Lastly, TCL’s report notes Mr. Davis’ long-term performance-based incentive (“LTPBI”). TCL does not mention that the purpose of the LTPBI is to increase stockholder value by establishing additional compensation incentives linked directly to Bob Evans’ performance over a five-year performance period (fiscal year 2010 - 2014). Mr. Davis ultimately will earn performance shares pursuant to the LTPBI award agreements ONLY if: (1) Bob Evans’ net income growth for each fiscal year during the five-year performance period meets specific performance goals that the Compensation Committee establishes at the beginning of each fiscal year; (2) Bob Evans’ total stockholder return (“TSR”) is at or above the median of the peer group over the five-year performance period; (3) he remains employed as Chief Executive Officer; and (4) any other criteria the Compensation Committee deems appropriate are satisfied. Mr. Davis will only receive compensation under the LTBPI program if the Company’s performance over the performance period is superior to that of its peers and provides increased value to Bob Evans’ stockholders. This is the essence of “pay for performance.”

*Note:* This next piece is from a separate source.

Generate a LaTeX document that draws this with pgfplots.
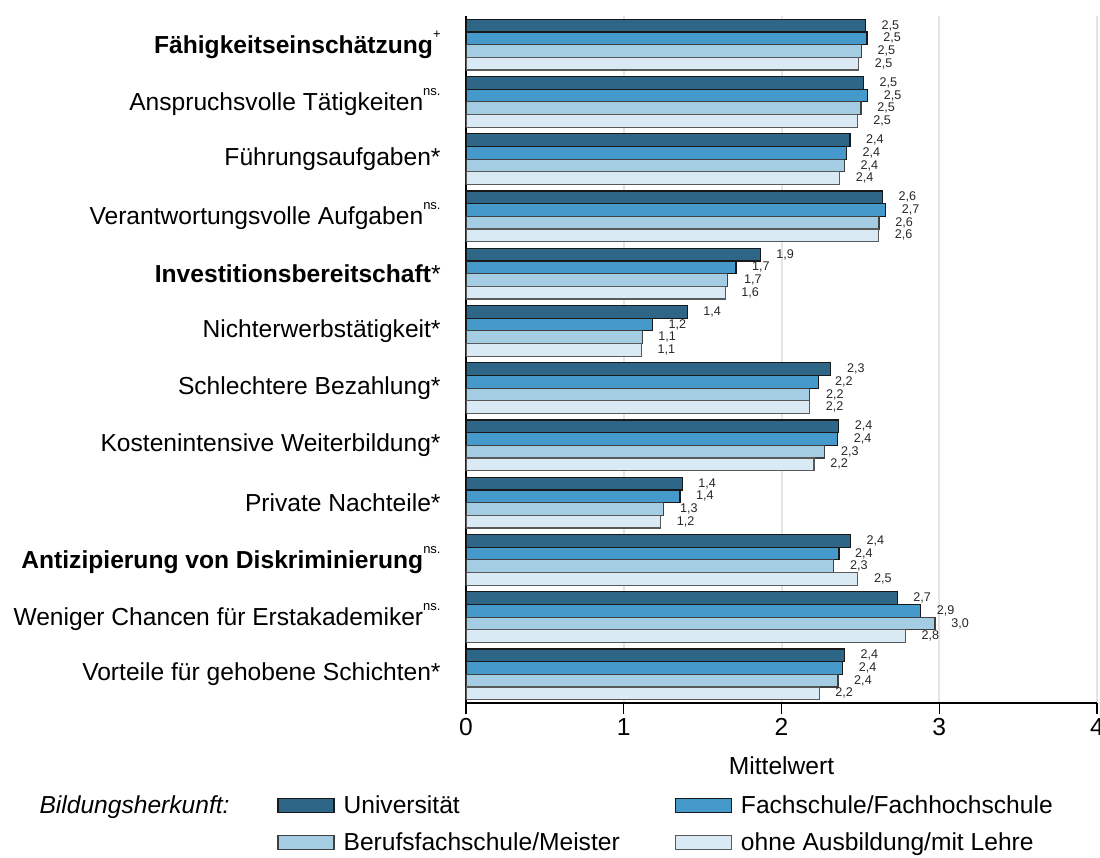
\documentclass[border=0pt]{standalone}
\usepackage{fontspec}
\setmainfont{Liberation Sans}
\usepackage{pgfplots}
\pgfplotsset{compat=1.18}

\definecolor{cUni}{RGB}{46,102,136}
\definecolor{cFach}{RGB}{69,153,203}
\definecolor{cBeruf}{RGB}{164,205,228}
\definecolor{cOhne}{RGB}{218,234,244}

\newcommand{\lab}{\fontsize{12.3}{14}\selectfont}
\newcommand{\sig}[1]{\raisebox{0.62em}{\fontsize{6.5}{7}\selectfont #1}}

\begin{document}
\begin{tikzpicture}
\begin{axis}[
    scale only axis,
    width=315.5pt, height=343.5pt,
    xbar, bar width=6.33pt,
    xmin=0, xmax=4, ymin=0.5, ymax=12.5,
    axis x line*=bottom, axis y line*=left,
    xtick={0,1,2,3,4}, ytick={1,...,12},
    yticklabels={
      {Vorteile für gehobene Schichten*},
      {Weniger Chancen für Erstakademiker\sig{ns.}},
      {\textbf{Antizipierung von Diskriminierung}\sig{ns.}},
      {Private Nachteile*},
      {Kostenintensive Weiterbildung*},
      {Schlechtere Bezahlung*},
      {Nichterwerbstätigkeit*},
      {\textbf{Investitionsbereitschaft}*},
      {Verantwortungsvolle Aufgaben\sig{ns.}},
      {Führungsaufgaben*},
      {Anspruchsvolle Tätigkeiten\sig{ns.}},
      {\textbf{Fähigkeitseinschätzung}\sig{+}}},
    ytick style={draw=none},
    xtick align=outside, major tick length=5.5pt,
    xtick style={black, line width=0.6pt},
    axis line style={black, line width=0.6pt},
    tick label style={font=\lab},
    yticklabel style={anchor=east, inner sep=0pt, xshift=-7pt},
    xticklabel style={inner sep=2pt},
    /pgf/number format/assume math mode=true,
    xmajorgrids, grid style={gray!20, line width=1pt},
    xlabel={Mittelwert},
    xlabel style={font=\lab, at={(axis description cs:0.5,0)}, anchor=center, yshift=-31.5pt},
    nodes near coords,
    point meta=x,
    nodes near coords style={font=\fontsize{6.3}{7}\selectfont, anchor=west, xshift=4.5pt, text=black!85,
      /pgf/number format/.cd, fixed, fixed zerofill, precision=1, use comma},
    every axis plot/.append style={line width=0.6pt},
    legend columns=2,
    legend cell align=left,
    legend style={draw=none, fill=none, font=\lab, inner sep=0pt,
      at={(0,0)}, anchor=north west, xshift=-94.5pt, yshift=-45pt,
      row sep=6pt,
      nodes={inner sep=1pt},
      /tikz/every odd column/.append style={column sep=3.5pt},
      /tikz/every even column/.append style={column sep=26.5pt}},
    legend image code/.code={\draw[#1] (0pt,-3.5pt) rectangle (28pt,3.5pt);},
]
\addplot[draw=black!90, fill=cUni, bar shift=9.5pt] coordinates {
 (2.531,12) (2.519,11) (2.434,10) (2.639,9) (1.865,8) (1.402,7)
 (2.313,6) (2.362,5) (1.370,4) (2.436,3) (2.733,2) (2.398,1)};
\addlegendentry{Universität}
\addplot[draw=black!90, fill=cFach, bar shift=3.17pt] coordinates {
 (2.542,12) (2.546,11) (2.411,10) (2.660,9) (1.711,8) (1.181,7)
 (2.237,6) (2.355,5) (1.356,4) (2.364,3) (2.882,2) (2.387,1)};
\addlegendentry{Fachschule/Fachhochschule}
\addplot[draw=black!75, fill=cBeruf, bar shift=-3.17pt] coordinates {
 (2.506,12) (2.504,11) (2.398,10) (2.618,9) (1.660,8) (1.117,7)
 (2.180,6) (2.275,5) (1.254,4) (2.332,3) (2.973,2) (2.358,1)};
\addlegendentry{Berufsfachschule/Meister}
\addplot[draw=black!65, fill=cOhne, bar shift=-9.5pt] coordinates {
 (2.489,12) (2.480,11) (2.368,10) (2.616,9) (1.643,8) (1.111,7)
 (2.178,6) (2.206,5) (1.234,4) (2.484,3) (2.785,2) (2.239,1)};
\addlegendentry{ohne Ausbildung/mit Lehre}
\end{axis}
\node[anchor=east, font=\lab\itshape, inner sep=0pt] at ([shift={(-118pt,-52pt)}]current axis.south west) {Bildungsherkunft:};
\pgfresetboundingbox
\path ([shift={(-233pt,-77pt)}]current axis.south west) rectangle ([shift={(1.5pt,8pt)}]current axis.north east);
\end{tikzpicture}
\end{document}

Bob Evans is surprised and disappointed by TCL’s current governance rating. Bob Evans strives to provide its stockholders with increased value through outstanding performance and strong corporate governance. Bob Evans urges TCL to reconsider its “D” rating in light of the foregoing response, Bob Evans’ performance and Bob Evans’ corporate governance practices. As of January 3, 2010, Bob Evans’ ISS Corporate Governance Quotient is better than 95.9% of S&P 400 companies and 99.5% of Consumer Services companies.
Thank you for your time and attention.